COMMONS, A DEFINITION
A commons is a resource held as joint property by a community. Thus, it is distinct from private property (held by natural or legal persons) or public property (held by the state). Typical for commons is that the management of the resource is oriented towards use-value for its members, rather than towards exchange-value within society at large. The separation between producers and consumers is minimized. Thus, commons are also distinct from other forms of collective ownership (such as co-operatives) that produce for the market.

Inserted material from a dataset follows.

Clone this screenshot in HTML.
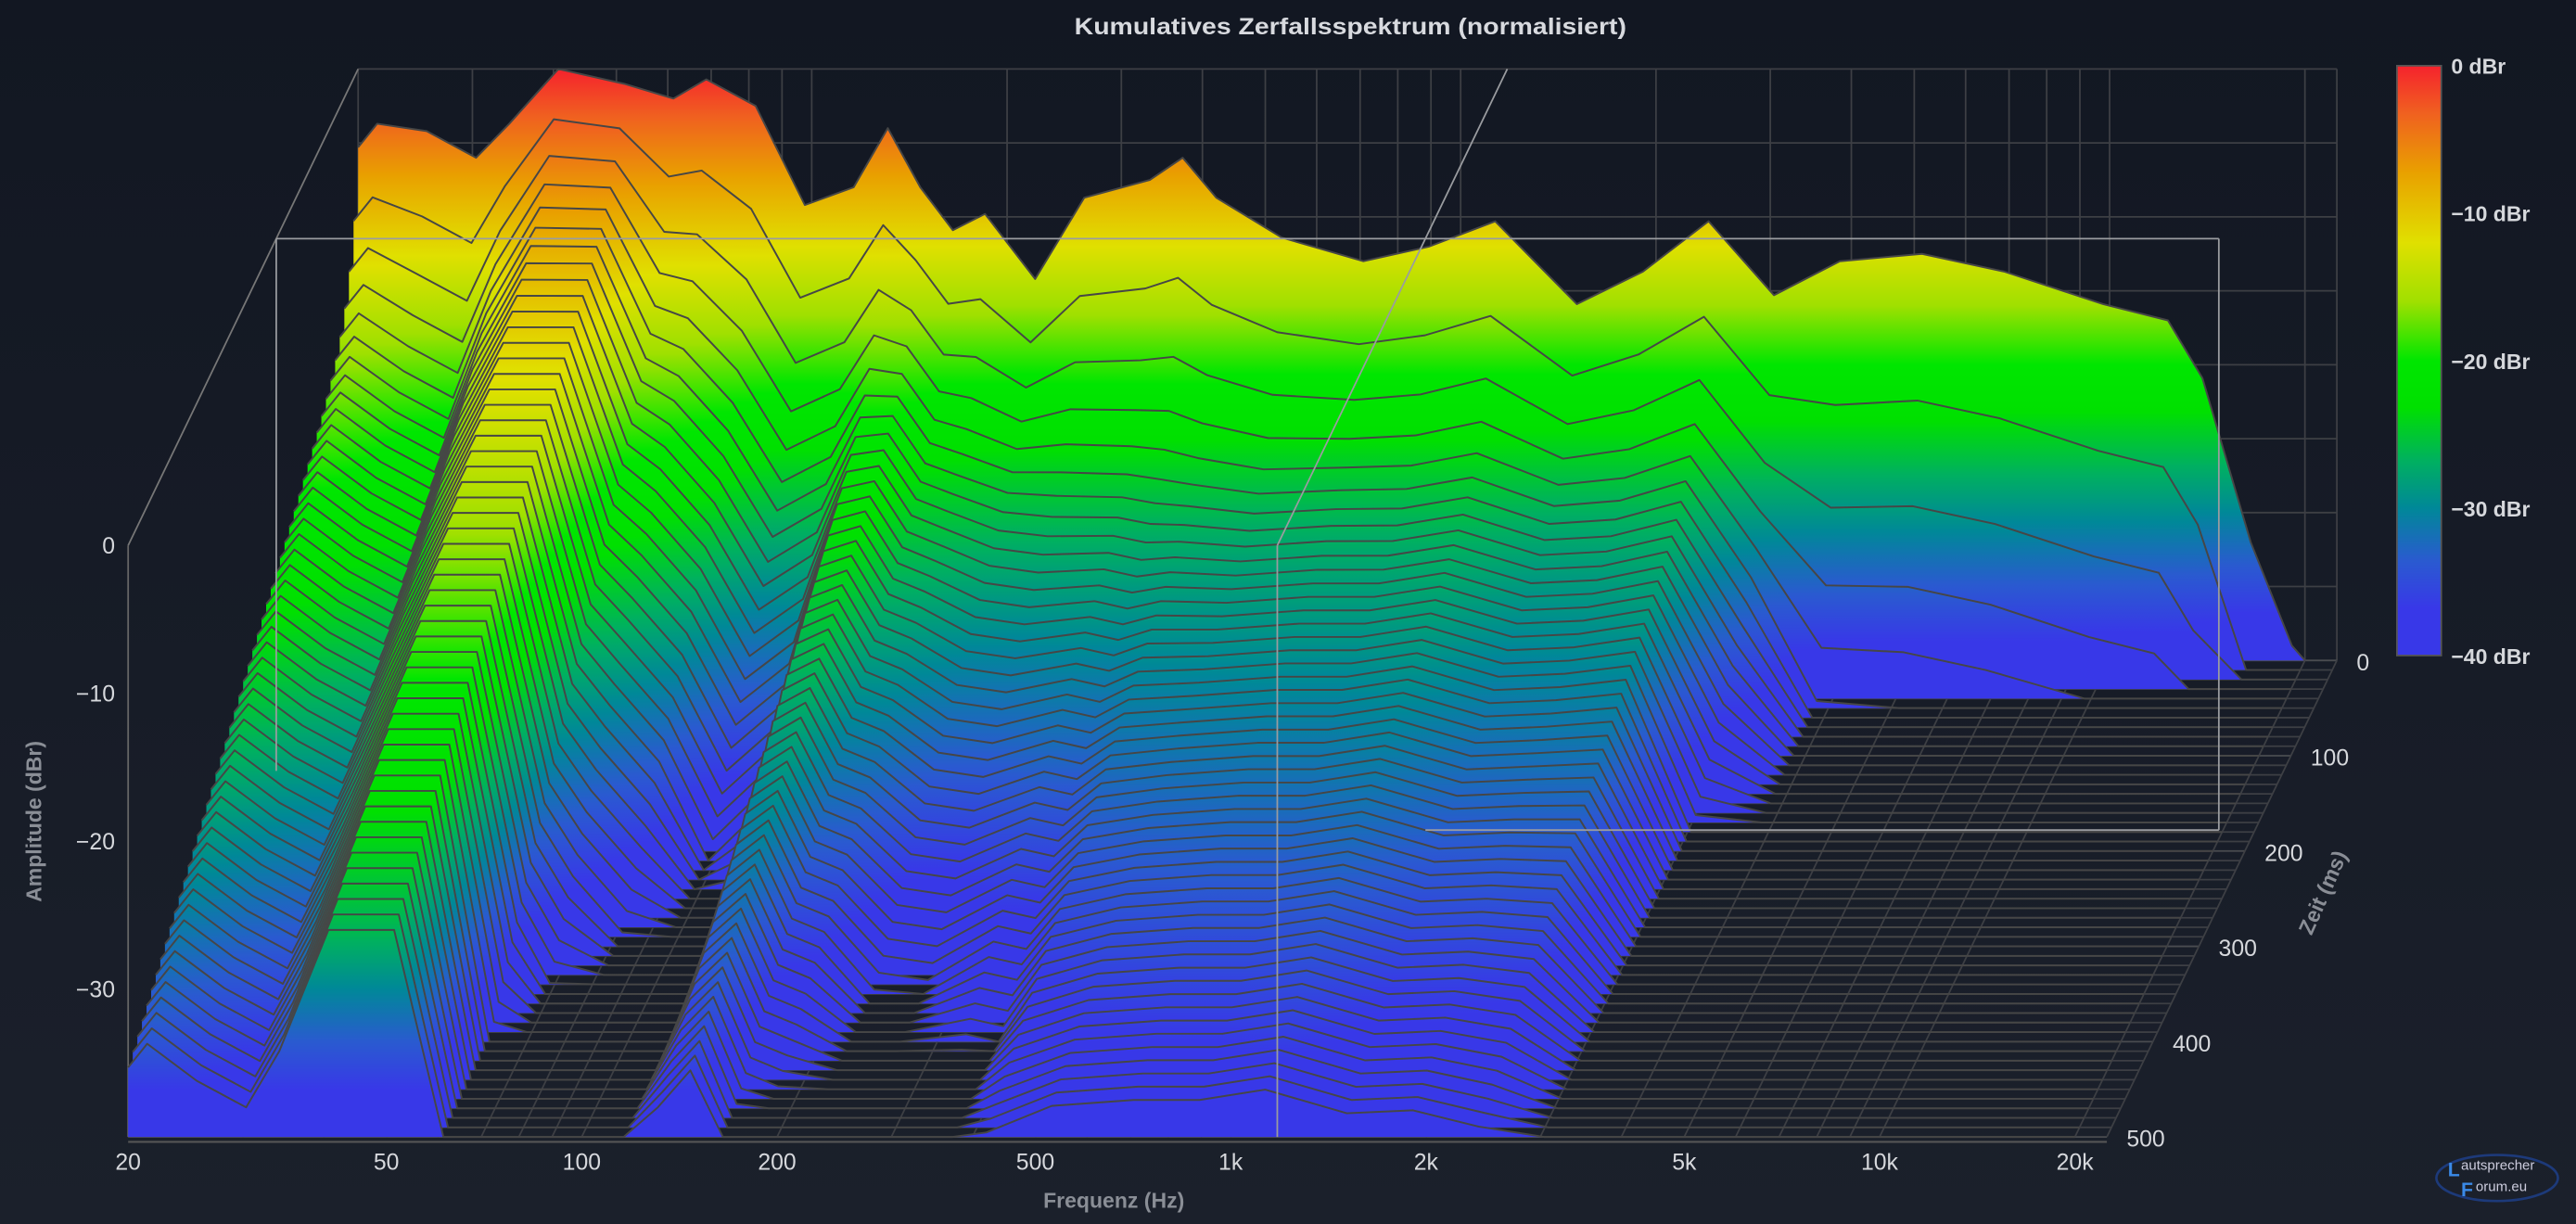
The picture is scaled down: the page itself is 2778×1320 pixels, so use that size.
<!DOCTYPE html>
<html><head><meta charset="utf-8"><title>Kumulatives Zerfallsspektrum</title>
<style>
html,body{margin:0;padding:0;background:#151a24;overflow:hidden}
svg{display:block}
text{font-family:"Liberation Sans","DejaVu Sans",sans-serif}
</style></head>
<body>
<svg id="chart" width="2778" height="1320" viewBox="0 0 1568 745" preserveAspectRatio="none" xmlns="http://www.w3.org/2000/svg">
<defs>
<linearGradient id="bgGrad" x1="0" y1="0" x2="0" y2="1">
<stop offset="0" stop-color="#121722"/><stop offset="1" stop-color="#1b202b"/>
</linearGradient>
<linearGradient id="dbGrad" gradientUnits="userSpaceOnUse" x1="0" y1="42" x2="0" y2="402">
<stop offset="0" stop-color="#f5222d"/>
<stop offset="0.08" stop-color="#f06020"/>
<stop offset="0.18" stop-color="#e9a000"/>
<stop offset="0.30" stop-color="#e0e000"/>
<stop offset="0.40" stop-color="#a0e000"/>
<stop offset="0.50" stop-color="#00e600"/>
<stop offset="0.58" stop-color="#00e000"/>
<stop offset="0.67" stop-color="#00b060"/>
<stop offset="0.75" stop-color="#008898"/>
<stop offset="0.84" stop-color="#2a5ad0"/>
<stop offset="0.92" stop-color="#3838e8"/>
<stop offset="1" stop-color="#3838e8"/>
</linearGradient>
<linearGradient id="barGrad" x1="0" y1="0" x2="0" y2="1">
<stop offset="0" stop-color="#f5222d"/>
<stop offset="0.08" stop-color="#f06020"/>
<stop offset="0.18" stop-color="#e9a000"/>
<stop offset="0.30" stop-color="#e0e000"/>
<stop offset="0.40" stop-color="#a0e000"/>
<stop offset="0.50" stop-color="#00e600"/>
<stop offset="0.58" stop-color="#00e000"/>
<stop offset="0.67" stop-color="#00b060"/>
<stop offset="0.75" stop-color="#008898"/>
<stop offset="0.84" stop-color="#2a5ad0"/>
<stop offset="0.92" stop-color="#3838e8"/>
<stop offset="1" stop-color="#3838e8"/>
</linearGradient>
</defs>
<rect x="0" y="0" width="1568" height="745" fill="url(#bgGrad)"/>
<g id="grid"></g>
<g id="slices"></g>
<g id="overlay"></g>
<g id="labels"></g>
<text x="822" y="21" text-anchor="middle" font-size="14" font-weight="bold" fill="#d8dadf" textLength="336" lengthAdjust="spacingAndGlyphs">Kumulatives Zerfallsspektrum (normalisiert)</text>
<text x="678" y="735" text-anchor="middle" font-size="13" font-weight="bold" fill="#8a8e96">Frequenz (Hz)</text>
<text transform="translate(25,500) rotate(-90)" text-anchor="middle" font-size="13" font-weight="bold" fill="#8a8e96">Amplitude (dBr)</text>
<text transform="translate(1418,545) rotate(-66)" text-anchor="middle" font-size="13" font-weight="bold" fill="#8a8e96">Zeit (ms)</text>
<g>
<rect x="1459" y="40" width="27" height="359" fill="url(#barGrad)" stroke="#555" stroke-width="1"/>
</g>
<g>
<ellipse cx="1520" cy="717" rx="37" ry="14" fill="none" stroke="#1d3a7a" stroke-width="1.5"/>
<text x="1490" y="716" font-size="12" fill="#3a8ae8" font-weight="bold">L</text>
<text x="1498" y="712" font-size="8.5" fill="#ccd">autsprecher</text>
<text x="1507" y="725" font-size="8.5" fill="#ccd">orum.eu</text>
<text x="1498" y="728" font-size="12" fill="#3a8ae8" font-weight="bold">F</text>
</g>
</svg>
<script>
// ---- data ----
const freqs = [20,21.4,25.5,30.4,34.2,40.7,51.4,61.2,68.8,82,97.6,116,131,147,165,185,221,263,332,373,420,530,708,895,1130,1510,1910,2410,3040,3840,5140,6880,9770,12300,13900,16500,19100,20000];
const baseLevel = [-5.3,-3.7,-4.2,-6,-3.7,0,-1,-2,-0.7,-2.5,-9.2,-8,-4,-8,-10.9,-9.8,-14.2,-8.7,-7.5,-6,-8.7,-11.4,-13,-12,-10.3,-15.9,-13.7,-10.3,-15.3,-13,-12.5,-13.7,-15.9,-17,-20.9,-32,-39,-40];
const initialDrop = [10,10,12,12,8,6,5,10,12,14,12,12,14,10,10,12,8,14,16,18,16,14,12,13,14,10,12,14,14,18,18,18,18,18,18,18,18,18];
const tailRate = [4,4,4,4,4.5,4,4,7,8,8,9,8,4,3.5,4,4,5,5,4,4,3,2.5,2.5,2.5,2.5,2.5,2.5,3,6,20,22,22,22,22,22,22,22,22];
const times = [];
for (let t = 0; t <= 500; t += 10) times.push(t);
const freqTicks = [20,50,100,200,500,1000,2000,5000,10000,20000];
const freqTickLabels = ["20","50","100","200","500","1k","2k","5k","10k","20k"];
const gridFreqs = [20,30,40,50,60,70,80,90,100,200,300,400,500,600,700,800,900,1000,2000,3000,4000,5000,6000,7000,8000,9000,10000,20000];
const ampTicks = [0,-10,-20,-30];
const timeTicks = [0,100,200,300,400,500];
const barTicks = [0,-10,-20,-30,-40];

// ---- axes ----
const FMAX = 22400;
function xF(f){ return 78 + 395*Math.log10(f/20); }
function shiftX(t){ return 140*(1 - t/500); }
function shiftY(t){ return 290*t/500; }
function yDb(db){ return 42 - 9*db; }
function X(f,t){ return xF(f) + shiftX(t); }
function Y(db,t){ return yDb(db) + shiftY(t); }
function level(i,t){ return baseLevel[i] - initialDrop[i]*(1-Math.exp(-t/20)) - tailRate[i]*t/100; }

const NS = "http://www.w3.org/2000/svg";
function mk(tag, attrs, parent){
  const e = document.createElementNS(NS, tag);
  for (const k in attrs) e.setAttribute(k, attrs[k]);
  parent.appendChild(e); return e;
}
const grid = document.getElementById('grid');
const slices = document.getElementById('slices');
const overlay = document.getElementById('overlay');
const labels = document.getElementById('labels');
const gc = "#3d3f44";

// back wall
for (const f of gridFreqs.concat([FMAX])){
  const l = mk('line',{x1:X(f,0),y1:Y(0,0),x2:X(f,0),y2:Y(-40,0),stroke:gc,'stroke-width':1},grid);
  
  
}
for (let db=0; db>=-40; db-=5){
  const l = mk('line',{x1:X(20,0),y1:Y(db,0),x2:X(FMAX,0),y2:Y(db,0),stroke:gc,'stroke-width':1},grid);
  
  
}
// floor
for (const t of times){
  const l = mk('line',{x1:X(20,t),y1:Y(-40,t),x2:X(FMAX,t),y2:Y(-40,t),stroke:(t%100===0)?"#4a4c50":gc,'stroke-width':1},grid);
  
  
}
for (const f of gridFreqs.concat([FMAX])){
  const l = mk('line',{x1:X(f,0),y1:Y(-40,0),x2:X(f,500),y2:Y(-40,500),stroke:gc,'stroke-width':1},grid);
  
  
}
const fl = mk('line',{x1:X(20,500),y1:Y(0,500),x2:X(20,500),y2:Y(-40,500),stroke:"#666",'stroke-width':1},grid);


const fb = mk('line',{x1:X(20,500),y1:Y(-40,500)+3,x2:X(FMAX,500),y2:Y(-40,500)+3,stroke:"#555",'stroke-width':1.2},grid);


const ld = mk('line',{x1:X(20,0),y1:Y(0,0),x2:X(20,500),y2:Y(0,500),stroke:"#777",'stroke-width':1},grid);



// slices back to front
for (let k = 0; k < times.length; k++){
  const t = times[k];
  let pts = [];
  pts.push(xF(freqs[0]) + "," + yDb(-40));
  let line = [];
  for (let i = 0; i < freqs.length; i++){
    const v = Math.max(-40, level(i,t));
    const p = xF(freqs[i]).toFixed(1) + "," + yDb(v).toFixed(1);
    pts.push(p); line.push(p);
  }
  pts.push(xF(freqs[freqs.length-1]) + "," + yDb(-40));
  const g = mk('g',{transform:"translate(" + (shiftX(t)).toFixed(2) + "," + shiftY(t).toFixed(2) + ")"},slices);
  
  
  const poly = mk('polygon',{points:pts.join(" "),fill:"url(#dbGrad)"},g);
  
  
  const pl = mk('polyline',{points:line.join(" "),fill:"none",stroke:"#464646",'stroke-width':1.1,'stroke-linejoin':'round'},g);
  
  
}

// overlay light frame at ~178ms and cursor at 1.18 kHz
const tb = 178, lc = "#9a9ca0";
function ol(x1,y1,x2,y2,name){
  const l = mk('line',{x1:x1,y1:y1,x2:x2,y2:y2,stroke:lc,'stroke-width':1},overlay);
  
  
}
ol(X(20,tb),Y(0,tb),X(FMAX,tb)-22,Y(0,tb),'frame-top');
ol(X(FMAX,tb)-22,Y(0,tb),X(FMAX,tb)-22,Y(-40,tb),'frame-right');
ol(X(20,tb),Y(0,tb),X(20,tb),Y(-36,tb),'frame-left');
ol(X(1180,tb),Y(-40,tb),X(FMAX,tb)-22,Y(-40,tb),'frame-bottom');
ol(X(1180,0),Y(0,0),X(1180,500),Y(0,500),'cursor-diagonal');
ol(X(1180,500),Y(0,500),X(1180,500),Y(-40,500),'cursor-vertical');

// labels
const tc = "#d6d8dc";
freqTicks.forEach((f,i)=>{
  const e = mk('text',{x:xF(f),y:712,'text-anchor':'middle','font-size':14,fill:tc},labels);
  e.textContent = freqTickLabels[i];
  
  
});
ampTicks.forEach(db=>{
  const e = mk('text',{x:X(20,500)-8,y:Y(db,500)+5,'text-anchor':'end','font-size':14,fill:tc},labels);
  e.textContent = String(db).replace('-','\u2212');
  
  
});
timeTicks.forEach(t=>{
  const e = mk('text',{x:X(FMAX,t)+12,y:Y(-40,t)+6,'text-anchor':'start','font-size':14,fill:tc},labels);
  e.textContent = String(t);
  
  
});
barTicks.forEach(db=>{
  const y = 40 + (-db/40)*359;
  const e = mk('text',{x:1492,y:y+5,'text-anchor':'start','font-size':13,'font-weight':'bold',fill:tc},labels);
  e.textContent = (db===0?"0":String(db).replace('-','\u2212')) + " dBr";
  
  
  if (db!==0 && db!==-40){
    const m = mk('line',{x1:1479,y1:y,x2:1486,y2:y,stroke:"#555",'stroke-width':1},labels);
    
    
  }
});
</script>
</body></html>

All commons are social institutions, they depend on a community to create and maintain it. A resource that is freely available to all but not managed in a meaningful way by a self-aware community (e.g., the fish in the open sea) are not a commons. Like in all communities, questions of membership (boundaries) and internal decision-making are subject to ongoing, more or less conflictual, negotiations.
It is these questions that define the political quality of the commons, which can serve as defensive mechanism against market encroachment (e.g., in the case of indigenous commons), as a project of exclusion (e.g., in far-right conceptions of the body national) or as the basis of open cooperation (e.g., in the case of Free and Open Source Software).
The social dynamics around commons vary greatly, depending, among others, on the resource to be managed. Most generally, communities managing natural resources as commons tend to be most concerned with over-use (production is less of a problem as long as nature can replenish itself). Thus they have relatively strict rules of membership. Communities managing digital resources, on the other hand, are most concerned with under-provision, i.e. maintaining a steady stream of quality input. The non-rivalrous nature of information makes questions of over-use by and large irrelevant. Thus, they have relatively lax rules of membership, but mechanisms to filter for quality. In other case, e.g. community gardens, both under-provision and over-use are an issue and the social dynamics reflect that.